** START **
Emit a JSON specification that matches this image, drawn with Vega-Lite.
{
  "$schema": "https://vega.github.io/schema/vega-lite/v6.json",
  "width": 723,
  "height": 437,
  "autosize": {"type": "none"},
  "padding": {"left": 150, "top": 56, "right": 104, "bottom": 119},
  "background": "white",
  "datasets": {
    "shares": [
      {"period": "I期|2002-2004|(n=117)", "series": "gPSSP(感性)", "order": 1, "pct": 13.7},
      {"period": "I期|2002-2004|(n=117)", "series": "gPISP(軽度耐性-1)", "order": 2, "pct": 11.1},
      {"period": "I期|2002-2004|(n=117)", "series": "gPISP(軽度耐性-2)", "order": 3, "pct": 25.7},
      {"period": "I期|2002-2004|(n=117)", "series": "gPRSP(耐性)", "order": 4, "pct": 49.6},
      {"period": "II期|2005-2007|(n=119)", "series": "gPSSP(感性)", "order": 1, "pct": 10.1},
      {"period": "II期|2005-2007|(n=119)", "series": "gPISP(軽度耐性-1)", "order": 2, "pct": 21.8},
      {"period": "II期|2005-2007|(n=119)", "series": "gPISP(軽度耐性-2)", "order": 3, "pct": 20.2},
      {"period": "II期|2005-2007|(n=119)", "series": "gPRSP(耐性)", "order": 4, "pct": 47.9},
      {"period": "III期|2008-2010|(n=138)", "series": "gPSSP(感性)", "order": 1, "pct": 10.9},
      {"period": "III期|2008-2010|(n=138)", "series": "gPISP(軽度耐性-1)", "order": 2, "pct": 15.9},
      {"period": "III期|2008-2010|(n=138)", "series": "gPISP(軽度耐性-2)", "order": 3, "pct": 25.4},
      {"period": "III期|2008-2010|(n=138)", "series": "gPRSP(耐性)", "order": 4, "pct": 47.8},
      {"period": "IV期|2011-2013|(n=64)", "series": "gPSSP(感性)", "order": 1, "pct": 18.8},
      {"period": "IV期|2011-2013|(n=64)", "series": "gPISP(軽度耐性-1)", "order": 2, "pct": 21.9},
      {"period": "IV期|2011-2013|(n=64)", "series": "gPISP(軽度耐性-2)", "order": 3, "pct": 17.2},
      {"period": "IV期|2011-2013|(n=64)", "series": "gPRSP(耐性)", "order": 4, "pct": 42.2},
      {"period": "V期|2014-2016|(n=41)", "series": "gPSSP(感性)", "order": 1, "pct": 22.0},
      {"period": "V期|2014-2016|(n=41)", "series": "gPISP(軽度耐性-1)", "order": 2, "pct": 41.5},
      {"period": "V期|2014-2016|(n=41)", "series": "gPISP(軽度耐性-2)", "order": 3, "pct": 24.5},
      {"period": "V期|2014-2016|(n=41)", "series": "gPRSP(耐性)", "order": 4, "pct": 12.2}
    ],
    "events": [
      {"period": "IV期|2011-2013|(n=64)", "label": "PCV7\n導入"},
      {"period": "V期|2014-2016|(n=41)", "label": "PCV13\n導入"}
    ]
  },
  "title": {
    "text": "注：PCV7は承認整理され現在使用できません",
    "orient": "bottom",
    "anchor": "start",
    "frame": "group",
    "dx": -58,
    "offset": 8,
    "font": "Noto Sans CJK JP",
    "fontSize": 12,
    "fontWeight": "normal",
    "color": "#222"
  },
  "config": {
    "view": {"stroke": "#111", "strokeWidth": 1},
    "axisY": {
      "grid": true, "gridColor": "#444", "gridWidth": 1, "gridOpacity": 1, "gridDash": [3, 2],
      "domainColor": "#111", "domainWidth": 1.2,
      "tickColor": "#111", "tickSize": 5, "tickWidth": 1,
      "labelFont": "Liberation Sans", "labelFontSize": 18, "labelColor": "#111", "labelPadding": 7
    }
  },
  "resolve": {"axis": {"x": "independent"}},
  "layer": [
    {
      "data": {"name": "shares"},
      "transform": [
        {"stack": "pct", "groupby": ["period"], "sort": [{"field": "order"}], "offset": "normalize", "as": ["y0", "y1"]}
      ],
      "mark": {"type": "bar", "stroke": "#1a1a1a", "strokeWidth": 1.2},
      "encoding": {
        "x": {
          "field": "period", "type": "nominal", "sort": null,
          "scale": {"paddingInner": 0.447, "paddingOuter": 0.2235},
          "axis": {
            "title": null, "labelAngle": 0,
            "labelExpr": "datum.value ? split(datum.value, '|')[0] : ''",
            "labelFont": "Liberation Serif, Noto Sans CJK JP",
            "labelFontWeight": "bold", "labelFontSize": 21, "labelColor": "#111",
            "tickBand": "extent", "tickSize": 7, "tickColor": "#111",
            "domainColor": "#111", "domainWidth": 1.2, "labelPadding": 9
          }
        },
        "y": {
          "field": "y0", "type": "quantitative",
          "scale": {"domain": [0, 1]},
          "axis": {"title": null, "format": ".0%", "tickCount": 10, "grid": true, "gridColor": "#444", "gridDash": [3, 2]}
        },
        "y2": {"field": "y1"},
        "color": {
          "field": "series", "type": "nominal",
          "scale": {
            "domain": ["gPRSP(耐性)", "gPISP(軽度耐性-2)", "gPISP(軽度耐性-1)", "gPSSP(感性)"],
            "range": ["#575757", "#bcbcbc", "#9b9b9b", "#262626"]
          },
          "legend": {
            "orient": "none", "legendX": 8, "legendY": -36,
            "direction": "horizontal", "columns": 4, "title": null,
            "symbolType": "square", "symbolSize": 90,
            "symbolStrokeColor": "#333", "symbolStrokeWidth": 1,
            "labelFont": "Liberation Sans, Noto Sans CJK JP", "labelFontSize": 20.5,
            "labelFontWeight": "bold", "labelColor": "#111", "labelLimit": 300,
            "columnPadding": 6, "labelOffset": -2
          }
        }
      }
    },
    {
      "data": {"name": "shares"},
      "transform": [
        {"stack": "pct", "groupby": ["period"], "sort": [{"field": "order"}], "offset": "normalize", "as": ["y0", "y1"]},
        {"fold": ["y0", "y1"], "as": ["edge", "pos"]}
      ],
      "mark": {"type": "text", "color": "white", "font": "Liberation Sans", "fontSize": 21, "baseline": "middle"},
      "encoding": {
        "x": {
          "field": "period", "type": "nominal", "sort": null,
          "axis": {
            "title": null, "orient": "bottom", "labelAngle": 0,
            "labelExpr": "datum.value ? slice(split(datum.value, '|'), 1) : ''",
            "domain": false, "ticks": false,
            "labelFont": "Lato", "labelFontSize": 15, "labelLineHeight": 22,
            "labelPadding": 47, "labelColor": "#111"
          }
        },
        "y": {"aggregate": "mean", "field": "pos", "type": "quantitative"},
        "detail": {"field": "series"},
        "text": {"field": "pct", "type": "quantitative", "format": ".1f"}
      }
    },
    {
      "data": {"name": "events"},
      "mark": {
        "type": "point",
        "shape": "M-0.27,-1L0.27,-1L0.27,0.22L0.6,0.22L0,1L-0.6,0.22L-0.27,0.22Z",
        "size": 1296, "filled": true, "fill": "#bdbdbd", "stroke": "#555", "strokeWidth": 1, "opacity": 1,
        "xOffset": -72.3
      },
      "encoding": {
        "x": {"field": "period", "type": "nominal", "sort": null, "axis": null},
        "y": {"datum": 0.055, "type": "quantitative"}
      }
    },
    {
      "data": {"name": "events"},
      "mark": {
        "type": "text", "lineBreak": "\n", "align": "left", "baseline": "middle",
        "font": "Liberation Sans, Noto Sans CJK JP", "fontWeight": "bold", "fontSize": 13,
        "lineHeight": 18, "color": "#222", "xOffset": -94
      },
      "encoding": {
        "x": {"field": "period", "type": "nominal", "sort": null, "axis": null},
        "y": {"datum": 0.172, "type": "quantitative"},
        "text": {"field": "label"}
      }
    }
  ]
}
** END **
* What is expected
The whole listing above needs to be written out again exactly.

* Reply to the exercise
Emit a JSON specification that matches this image, drawn with Vega-Lite.
{
  "$schema": "https://vega.github.io/schema/vega-lite/v6.json",
  "width": 723,
  "height": 437,
  "autosize": {"type": "none"},
  "padding": {"left": 150, "top": 56, "right": 104, "bottom": 119},
  "background": "white",
  "datasets": {
    "shares": [
      {"period": "I期|2002-2004|(n=117)", "series": "gPSSP(感性)", "order": 1, "pct": 13.7},
      {"period": "I期|2002-2004|(n=117)", "series": "gPISP(軽度耐性-1)", "order": 2, "pct": 11.1},
      {"period": "I期|2002-2004|(n=117)", "series": "gPISP(軽度耐性-2)", "order": 3, "pct": 25.7},
      {"period": "I期|2002-2004|(n=117)", "series": "gPRSP(耐性)", "order": 4, "pct": 49.6},
      {"period": "II期|2005-2007|(n=119)", "series": "gPSSP(感性)", "order": 1, "pct": 10.1},
      {"period": "II期|2005-2007|(n=119)", "series": "gPISP(軽度耐性-1)", "order": 2, "pct": 21.8},
      {"period": "II期|2005-2007|(n=119)", "series": "gPISP(軽度耐性-2)", "order": 3, "pct": 20.2},
      {"period": "II期|2005-2007|(n=119)", "series": "gPRSP(耐性)", "order": 4, "pct": 47.9},
      {"period": "III期|2008-2010|(n=138)", "series": "gPSSP(感性)", "order": 1, "pct": 10.9},
      {"period": "III期|2008-2010|(n=138)", "series": "gPISP(軽度耐性-1)", "order": 2, "pct": 15.9},
      {"period": "III期|2008-2010|(n=138)", "series": "gPISP(軽度耐性-2)", "order": 3, "pct": 25.4},
      {"period": "III期|2008-2010|(n=138)", "series": "gPRSP(耐性)", "order": 4, "pct": 47.8},
      {"period": "IV期|2011-2013|(n=64)", "series": "gPSSP(感性)", "order": 1, "pct": 18.8},
      {"period": "IV期|2011-2013|(n=64)", "series": "gPISP(軽度耐性-1)", "order": 2, "pct": 21.9},
      {"period": "IV期|2011-2013|(n=64)", "series": "gPISP(軽度耐性-2)", "order": 3, "pct": 17.2},
      {"period": "IV期|2011-2013|(n=64)", "series": "gPRSP(耐性)", "order": 4, "pct": 42.2},
      {"period": "V期|2014-2016|(n=41)", "series": "gPSSP(感性)", "order": 1, "pct": 22.0},
      {"period": "V期|2014-2016|(n=41)", "series": "gPISP(軽度耐性-1)", "order": 2, "pct": 41.5},
      {"period": "V期|2014-2016|(n=41)", "series": "gPISP(軽度耐性-2)", "order": 3, "pct": 24.5},
      {"period": "V期|2014-2016|(n=41)", "series": "gPRSP(耐性)", "order": 4, "pct": 12.2}
    ],
    "events": [
      {"period": "IV期|2011-2013|(n=64)", "label": "PCV7\n導入"},
      {"period": "V期|2014-2016|(n=41)", "label": "PCV13\n導入"}
    ]
  },
  "title": {
    "text": "注：PCV7は承認整理され現在使用できません",
    "orient": "bottom",
    "anchor": "start",
    "frame": "group",
    "dx": -58,
    "offset": 8,
    "font": "Noto Sans CJK JP",
    "fontSize": 12,
    "fontWeight": "normal",
    "color": "#222"
  },
  "config": {
    "view": {"stroke": "#111", "strokeWidth": 1},
    "axisY": {
      "grid": true, "gridColor": "#444", "gridWidth": 1, "gridOpacity": 1, "gridDash": [3, 2],
      "domainColor": "#111", "domainWidth": 1.2,
      "tickColor": "#111", "tickSize": 5, "tickWidth": 1,
      "labelFont": "Liberation Sans", "labelFontSize": 18, "labelColor": "#111", "labelPadding": 7
    }
  },
  "resolve": {"axis": {"x": "independent"}},
  "layer": [
    {
      "data": {"name": "shares"},
      "transform": [
        {"stack": "pct", "groupby": ["period"], "sort": [{"field": "order"}], "offset": "normalize", "as": ["y0", "y1"]}
      ],
      "mark": {"type": "bar", "stroke": "#1a1a1a", "strokeWidth": 1.2},
      "encoding": {
        "x": {
          "field": "period", "type": "nominal", "sort": null,
          "scale": {"paddingInner": 0.447, "paddingOuter": 0.2235},
          "axis": {
            "title": null, "labelAngle": 0,
            "labelExpr": "datum.value ? split(datum.value, '|')[0] : ''",
            "labelFont": "Liberation Serif, Noto Sans CJK JP",
            "labelFontWeight": "bold", "labelFontSize": 21, "labelColor": "#111",
            "tickBand": "extent", "tickSize": 7, "tickColor": "#111",
            "domainColor": "#111", "domainWidth": 1.2, "labelPadding": 9
          }
        },
        "y": {
          "field": "y0", "type": "quantitative",
          "scale": {"domain": [0, 1]},
          "axis": {"title": null, "format": ".0%", "tickCount": 10, "grid": true, "gridColor": "#444", "gridDash": [3, 2]}
        },
        "y2": {"field": "y1"},
        "color": {
          "field": "series", "type": "nominal",
          "scale": {
            "domain": ["gPRSP(耐性)", "gPISP(軽度耐性-2)", "gPISP(軽度耐性-1)", "gPSSP(感性)"],
            "range": ["#575757", "#bcbcbc", "#9b9b9b", "#262626"]
          },
          "legend": {
            "orient": "none", "legendX": 8, "legendY": -36,
            "direction": "horizontal", "columns": 4, "title": null,
            "symbolType": "square", "symbolSize": 90,
            "symbolStrokeColor": "#333", "symbolStrokeWidth": 1,
            "labelFont": "Liberation Sans, Noto Sans CJK JP", "labelFontSize": 20.5,
            "labelFontWeight": "bold", "labelColor": "#111", "labelLimit": 300,
            "columnPadding": 6, "labelOffset": -2
          }
        }
      }
    },
    {
      "data": {"name": "shares"},
      "transform": [
        {"stack": "pct", "groupby": ["period"], "sort": [{"field": "order"}], "offset": "normalize", "as": ["y0", "y1"]},
        {"fold": ["y0", "y1"], "as": ["edge", "pos"]}
      ],
      "mark": {"type": "text", "color": "white", "font": "Liberation Sans", "fontSize": 21, "baseline": "middle"},
      "encoding": {
        "x": {
          "field": "period", "type": "nominal", "sort": null,
          "axis": {
            "title": null, "orient": "bottom", "labelAngle": 0,
            "labelExpr": "datum.value ? slice(split(datum.value, '|'), 1) : ''",
            "domain": false, "ticks": false,
            "labelFont": "Lato", "labelFontSize": 15, "labelLineHeight": 22,
            "labelPadding": 47, "labelColor": "#111"
          }
        },
        "y": {"aggregate": "mean", "field": "pos", "type": "quantitative"},
        "detail": {"field": "series"},
        "text": {"field": "pct", "type": "quantitative", "format": ".1f"}
      }
    },
    {
      "data": {"name": "events"},
      "mark": {
        "type": "point",
        "shape": "M-0.27,-1L0.27,-1L0.27,0.22L0.6,0.22L0,1L-0.6,0.22L-0.27,0.22Z",
        "size": 1296, "filled": true, "fill": "#bdbdbd", "stroke": "#555", "strokeWidth": 1, "opacity": 1,
        "xOffset": -72.3
      },
      "encoding": {
        "x": {"field": "period", "type": "nominal", "sort": null, "axis": null},
        "y": {"datum": 0.055, "type": "quantitative"}
      }
    },
    {
      "data": {"name": "events"},
      "mark": {
        "type": "text", "lineBreak": "\n", "align": "left", "baseline": "middle",
        "font": "Liberation Sans, Noto Sans CJK JP", "fontWeight": "bold", "fontSize": 13,
        "lineHeight": 18, "color": "#222", "xOffset": -94
      },
      "encoding": {
        "x": {"field": "period", "type": "nominal", "sort": null, "axis": null},
        "y": {"datum": 0.172, "type": "quantitative"},
        "text": {"field": "label"}
      }
    }
  ]
}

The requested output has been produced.